**Job:**
Copy out all the lines exactly. Omit pictures.

**Dataset rows:**
____________________
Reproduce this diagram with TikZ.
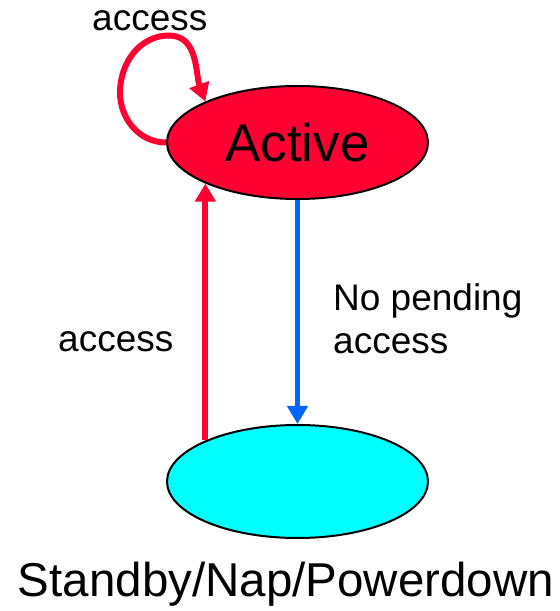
\documentclass[tikz,border=0pt]{standalone}
\usepackage{fontspec}
\setmainfont{Liberation Sans}
\usepackage{tikz}
\usetikzlibrary{positioning}
\usetikzlibrary{shapes.geometric}
\usetikzlibrary{arrows.meta}

\definecolor{activered}{RGB}{255,0,51}
\definecolor{standbycyan}{RGB}{0,255,255}
\definecolor{idleblue}{RGB}{0,102,255}

\tikzset{
	state/.style   = {ellipse, draw=black, line width=2pt, inner sep=0pt,
	                  minimum width=261pt, minimum height=113pt},
	wakeup/.style  = {draw=activered, line width=6pt,
	                  -{Triangle[length=18pt,width=20pt]}},
	sleepy/.style  = {draw=idleblue, line width=5pt,
	                  -{Triangle[length=18pt,width=20pt]}},
	lbl/.style     = {inner sep=0pt, font=\fontsize{37}{42}\selectfont}
}

\begin{document}
\begin{tikzpicture}[x=1pt, y=1pt]
	
	% picture frame, same size as the original slide cut-out
	\useasboundingbox (0,0) rectangle (560,611);
	
	% the two states
	\node[state, fill=activered] (active) at (297.5,468.5)
		{\fontsize{53}{60}\selectfont Active};
	\node[state, fill=standbycyan] (standby) at (297.5,129.5) {};
	
	% state name under the lower ellipse
	\node[inner sep=0pt, anchor=base, font=\fontsize{47.5}{54}\selectfont]
		(standbyname) at (286,14) {Standby/Nap/Powerdown};
	
	%%%%%%%%%%%%%%%%%%%%%%%%%%%%%%%%%%%%%%%%%%%%%%%%%%%%%%%%%%%%%%
	% transitions
	
	% self loop on Active
	\draw[wakeup] (active.west)
		to[out=180, in=-90] ++(-46,50)
		to[out=90, in=180]  ++(49,57)
		to[out=0, in=110]   (active.156);
	
	% wake up
	\draw[wakeup] (standby.156) -- (active.204);
	
	% go to sleep
	\draw[sleepy] (active.south) -- (standby.north);
	
	% labels
	\node[lbl, anchor=base west] (looplbl) at (92,580) {access};
	\node[lbl, anchor=base west] (wakelbl) at (58,259) {access};
	\node[lbl, anchor=base west] (sleeplbl) at (333,300) {No pending};
	\node[lbl, anchor=base west] (sleeplbltwo) at (333,257) {access};
	
\end{tikzpicture}
\end{document}
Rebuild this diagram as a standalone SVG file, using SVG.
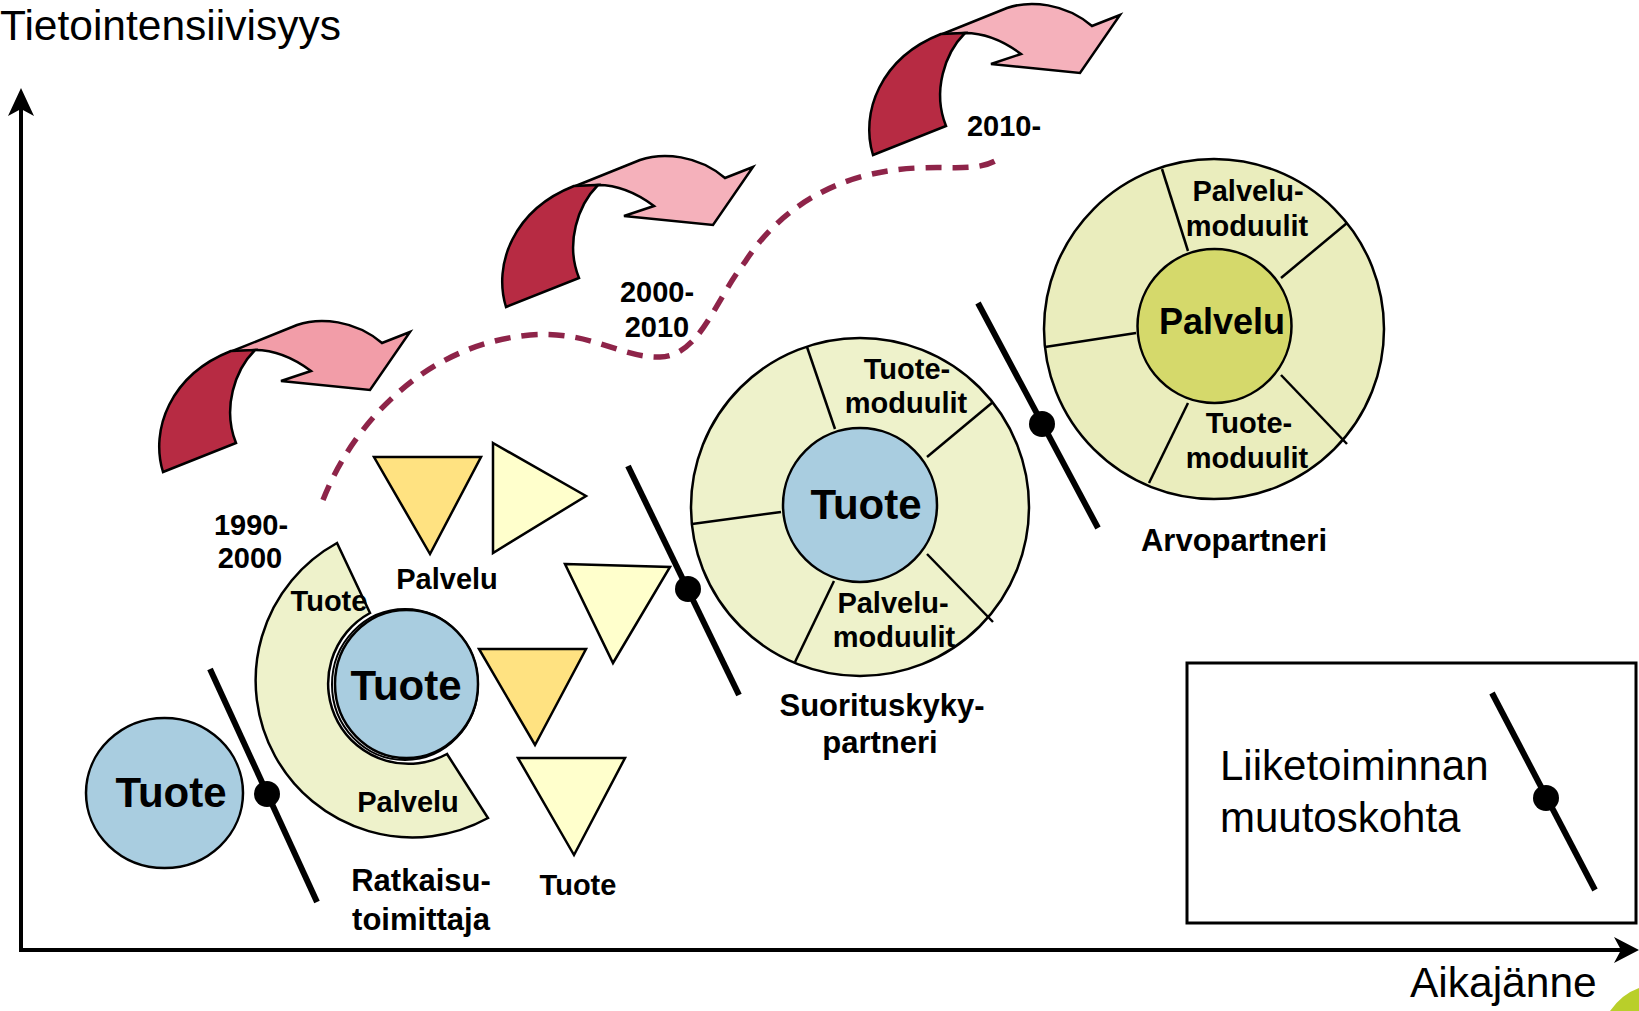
____________________
**Answer for this exercise:**
Reproduce this diagram with TikZ.
\documentclass[tikz,border=0pt]{standalone}
\usepackage{fontspec}
\setmainfont{Liberation Sans}
\usepackage{tikz}
\usetikzlibrary{positioning}
\usetikzlibrary{shapes.geometric}
\usetikzlibrary{arrows.meta}

\definecolor{activered}{RGB}{255,0,51}
\definecolor{standbycyan}{RGB}{0,255,255}
\definecolor{idleblue}{RGB}{0,102,255}

\tikzset{
	state/.style   = {ellipse, draw=black, line width=2pt, inner sep=0pt,
	                  minimum width=261pt, minimum height=113pt},
	wakeup/.style  = {draw=activered, line width=6pt,
	                  -{Triangle[length=18pt,width=20pt]}},
	sleepy/.style  = {draw=idleblue, line width=5pt,
	                  -{Triangle[length=18pt,width=20pt]}},
	lbl/.style     = {inner sep=0pt, font=\fontsize{37}{42}\selectfont}
}

\begin{document}
\begin{tikzpicture}[x=1pt, y=1pt]
	
	% picture frame, same size as the original slide cut-out
	\useasboundingbox (0,0) rectangle (560,611);
	
	% the two states
	\node[state, fill=activered] (active) at (297.5,468.5)
		{\fontsize{53}{60}\selectfont Active};
	\node[state, fill=standbycyan] (standby) at (297.5,129.5) {};
	
	% state name under the lower ellipse
	\node[inner sep=0pt, anchor=base, font=\fontsize{47.5}{54}\selectfont]
		(standbyname) at (286,14) {Standby/Nap/Powerdown};
	
	%%%%%%%%%%%%%%%%%%%%%%%%%%%%%%%%%%%%%%%%%%%%%%%%%%%%%%%%%%%%%%
	% transitions
	
	% self loop on Active
	\draw[wakeup] (active.west)
		to[out=180, in=-90] ++(-46,50)
		to[out=90, in=180]  ++(49,57)
		to[out=0, in=110]   (active.156);
	
	% wake up
	\draw[wakeup] (standby.156) -- (active.204);
	
	% go to sleep
	\draw[sleepy] (active.south) -- (standby.north);
	
	% labels
	\node[lbl, anchor=base west] (looplbl) at (92,580) {access};
	\node[lbl, anchor=base west] (wakelbl) at (58,259) {access};
	\node[lbl, anchor=base west] (sleeplbl) at (333,300) {No pending};
	\node[lbl, anchor=base west] (sleeplbltwo) at (333,257) {access};
	
\end{tikzpicture}
\end{document}
Rebuild this diagram as a standalone SVG file, using SVG.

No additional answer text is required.